The report says the major factor contributing to the delay remains a lack of sufficient judicial resource.
At 30 June 2015, 579 applications for review remained active. The Ministry of Justice administered LCRO says this was down from 626 reviews outstanding at the end of the year to 30 June 2014.
During the 2014/15 year the LCRO says it completed 325 reviews (225 were completed in 2013/14).

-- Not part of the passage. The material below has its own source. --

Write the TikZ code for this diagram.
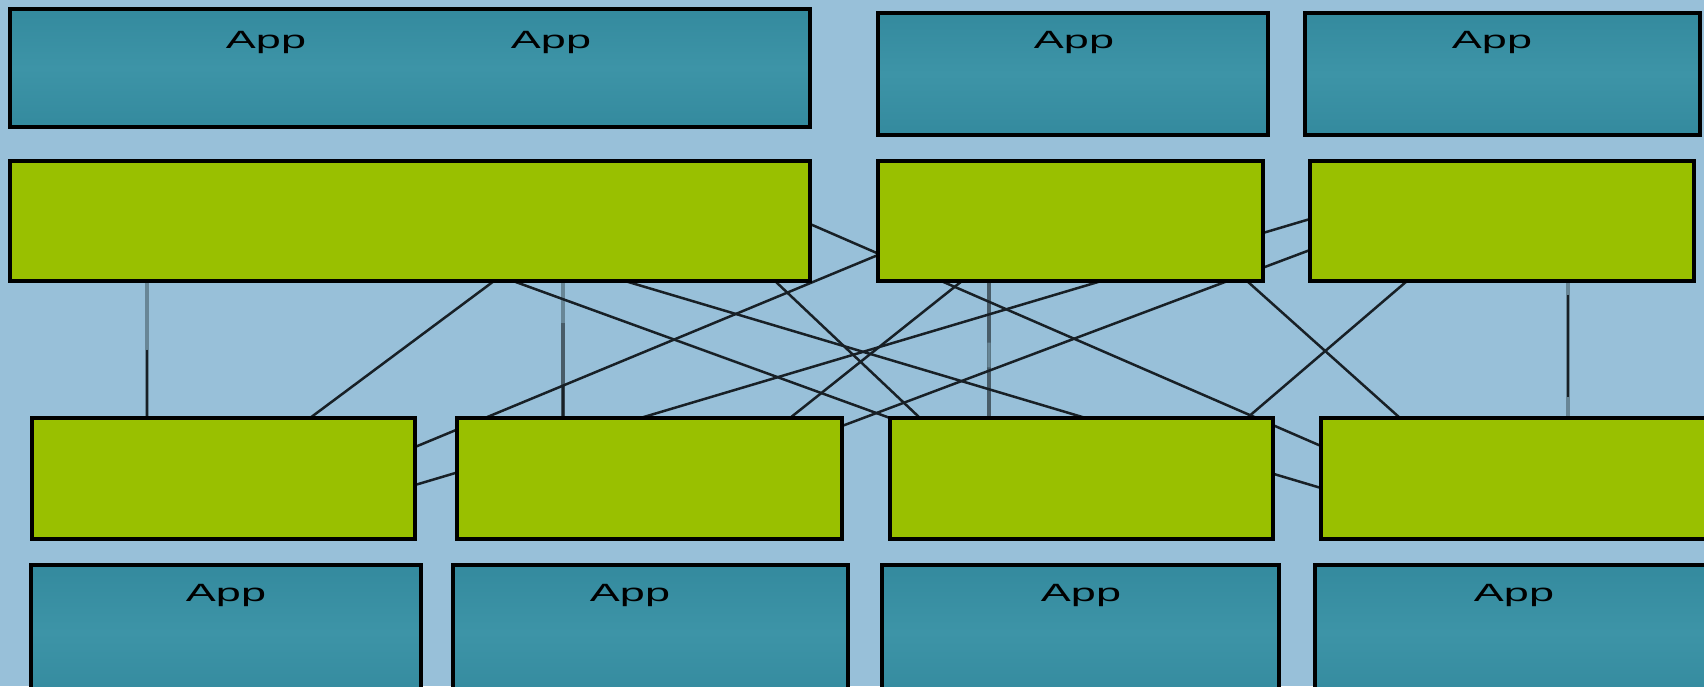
\documentclass[tikz,border=0pt]{standalone}
\usepackage{fontspec}
\setmainfont{Liberation Sans}
\usepackage{graphicx}
\usepackage{xcolor}
\definecolor{netbg}{RGB}{152,192,217}
\definecolor{tealdark}{RGB}{52,138,158}
\definecolor{teallight}{RGB}{61,148,167}
\definecolor{swgreen}{RGB}{153,192,0}
\definecolor{linkdark}{RGB}{24,32,38}
\definecolor{linkgrey}{RGB}{104,134,150}
\definecolor{linkmid}{RGB}{72,92,104}
\usetikzlibrary{calc,backgrounds}

\begin{document}
\begin{tikzpicture}[x=0.5pt, y=-0.5pt,
    appbox/.style={draw=black, line width=1.7pt, inner sep=0pt, outer sep=0pt,
        top color=tealdark, bottom color=tealdark, middle color=teallight},
    swbox/.style={draw=black, line width=1.7pt, inner sep=0pt, outer sep=0pt, fill=swgreen},
    applabel/.style={font=\fontsize{12.5}{15}\selectfont, anchor=base, inner sep=0pt},
    link/.style={linkdark, line width=1.25pt},
    greylink/.style={linkgrey, line width=1.7pt}]
    \useasboundingbox (0,0) rectangle (1704,686);
    \clip (0,0) rectangle (1704,686);

    % App servers, top row
    \node[appbox, minimum width=400pt, minimum height=59pt] (appA) at (410,68) {};
    \node[appbox, minimum width=195pt, minimum height=61pt] (appB) at (1073,74) {};
    \node[appbox, minimum width=197.5pt, minimum height=61pt] (appC) at (1502.5,74) {};

    % Upper switches
    \node[swbox, minimum width=400pt, minimum height=60pt] (sw1) at (410,221) {};
    \node[swbox, minimum width=192.5pt, minimum height=60pt] (sw2) at (1070.5,221) {};
    \node[swbox, minimum width=192pt, minimum height=60pt] (sw3) at (1502,221) {};

    % Lower switches
    \node[swbox, minimum width=191.5pt, minimum height=60.5pt] (lsw1) at (223.5,478.5) {};
    \node[swbox, minimum width=192.5pt, minimum height=60.5pt] (lsw2) at (649.5,478.5) {};
    \node[swbox, minimum width=191.5pt, minimum height=60.5pt] (lsw3) at (1081.5,478.5) {};
    \node[swbox, minimum width=192.5pt, minimum height=60.5pt] (lsw4) at (1513.5,478.5) {};

    % App servers, bottom row
    \node[appbox, minimum width=195pt, minimum height=67.5pt] (appD) at (226,632.5) {};
    \node[appbox, minimum width=197.5pt, minimum height=67.5pt] (appE) at (650.5,632.5) {};
    \node[appbox, minimum width=198.5pt, minimum height=67.5pt] (appF) at (1080.5,632.5) {};
    \node[appbox, minimum width=198.5pt, minimum height=67.5pt] (appG) at (1513.5,632.5) {};

    % Labels
    \node[applabel] (labA1) at (266,48) {\scalebox{1.8}[1]{App}};
    \node[applabel] (labA2) at (551,48) {\scalebox{1.8}[1]{App}};
    \node[applabel] (labB) at (1074,48) {\scalebox{1.8}[1]{App}};
    \node[applabel] (labC) at (1492,48) {\scalebox{1.8}[1]{App}};
    \node[applabel] (labD) at (226,601) {\scalebox{1.8}[1]{App}};
    \node[applabel] (labE) at (630,601) {\scalebox{1.8}[1]{App}};
    \node[applabel] (labF) at (1081,601) {\scalebox{1.8}[1]{App}};
    \node[applabel] (labG) at (1514,601) {\scalebox{1.8}[1]{App}};

    % Links, kept behind the boxes
    \begin{scope}[on background layer]
        \fill[netbg] (0,0) rectangle (1704,686);

        % straight uplinks
        \draw[greylink] ($(sw1.south west)+(137,0)$) coordinate (v1a) -- ($(lsw1.north west)+(115,0)$) coordinate (v1b);
        \draw[link] ($(v1a)!0.5!(v1b)$) -- (v1b);
        \draw[greylink] ($(sw1.south west)+(553,0)$) coordinate (v2a) -- ($(lsw2.north west)+(106,0)$) coordinate (v2b);
        \draw[greylink, linkmid] ($(v2a)!0.31!(v2b)$) -- (v2b);
        \draw[link] ($(v2a)!0.76!(v2b)$) -- (v2b);
        \draw[greylink, linkmid] ($(sw2.south west)+(111,0)$) coordinate (v3a) -- ($(lsw3.north west)+(99,0)$) coordinate (v3b);
        \draw[greylink] ($(v3a)!0.45!(v3b)$) -- ($(v3a)!0.63!(v3b)$);
        \draw[greylink] ($(sw3.south west)+(258,0)$) coordinate (v4a) -- ($(lsw4.north west)+(247,0)$) coordinate (v4b);
        \draw[link] ($(v4a)!0.1!(v4b)$) -- ($(v4a)!0.85!(v4b)$);

        % cross links
        \draw[link] ($(sw1.south west)+(484,0)$) -- ($(lsw1.north west)+(278,0)$);
        \draw[link] ($(sw1.south west)+(503,0)$) -- (lsw3.north west);
        \draw[link] ($(sw1.south west)+(615,0)$) -- ($(lsw4.north west)+(0,70)$);
        \draw[link] ($(sw1.south west)+(765,0)$) -- ($(lsw3.north west)+(30,0)$);
        \draw[link] ($(sw1.north east)+(0,63)$) -- ($(lsw4.north west)+(0,28)$);
        \draw[link] ($(lsw1.north east)+(0,29)$) -- ($(sw2.north west)+(0,94)$);
        \draw[link] ($(lsw1.north east)+(0,67)$) -- ($(sw3.north west)+(0,58)$);
        \draw[link] ($(lsw2.north west)+(333,0)$) -- ($(sw2.south west)+(84,0)$);
        \draw[link] ($(lsw2.north east)+(0,8)$) -- ($(sw3.north west)+(0,89)$);
        \draw[link] ($(lsw3.north west)+(357,0)$) -- ($(sw3.south west)+(97,0)$);
        \draw[link] ($(sw2.south west)+(369,0)$) -- ($(lsw4.north west)+(79,0)$);
    \end{scope}
\end{tikzpicture}
\end{document}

The proportion of reviews which were completed in over 12 months was 72%. This compared with just 56% of reviews completed in over 12 months two years earlier.
Legal Complaints Review Office, year to 30 June
|Completed within 6 months||55||17%||36||16%||24||12%|
|Completed within 6 to 12 months||36||11%||46||20%||66||32%|
|Completed in over 12 months||234||72%||143||64%||116||56%|
The LCRO operates under the Lawyers and Conveyancers Act 2006. Its specific role is to review decisions made by the New Zealand Law Society and New Zealand Society of Conveyancers Standards Committees on complaints against lawyers and conveyancers.
The latest report says the procedural design of the Lawyers and Conveyancers Act has been a factor which has contributed to unnecessary delay. Matters needing attention which are highlighted are:
- A number of reviews are filed where the applicant has no immediate connection with the subject matter of the complaint.
- All applicants are able to receive a de novo inquiry into their complaint, and also have the right to be personally heard.
- It is an "unproductive use of judicial resources" for Review Officers to be diverted by applications which transparently lack merit.
The LCRO says that the major factor contributing to the delay remains a lack of sufficient judicial resource. It says the number of applications now being filed, the complexity of a number of the reviews, the comprehensive approach adopted by a number of review applicants, and the extent of the current backlog demands consideration of the appointment of additional Officers.
Applications for review filed, year to 30 June
|Standards Committee decision||194||257||324||364|
|Review of Standards Committee determination||195||4||12||7|
|Intervening with investigative power of SC||5||4||1|
|SC decision to refer to NZLCDT||12||9||11|
|Lay Observer review||355||0||0||1|
Of the reviews which the LCRO completed in 2014/15 and which were not withdrawn or declined for lack of jurisdiction, 84.4% confirmed or confirmed and modified Standards Committee decisions.
Outcomes of LCRO reviews, year to 30 June
|Standards Committee decision confirmed||191||101||130|
|Standards Committee decision confirmed but modified||36||36||8|
|Standards Committee decision reversed||29||21||15|
|Decision referred back to Standards Committee||13||22||13|
|Declined for lack of jurisdiction||7||7||7|
|Withdrawn or settled by agreement||49||38||32|
|Proportion confirmed/confirmed but modified||84%||76%||83%|
*One more decision related to a Lay Observer report. This is not included in the 2013 statistics.
The New Zealand Law Society and New Zealand Society of Conveyancers fund the LCRO through a levy imposed pursuant to section 217 of the Lawyers and Conveyancers Act. The levy imposed on lawyers in the 2014/15 practising year was $75. This was increased to $115 for the practising year which ends on 30 June 2016.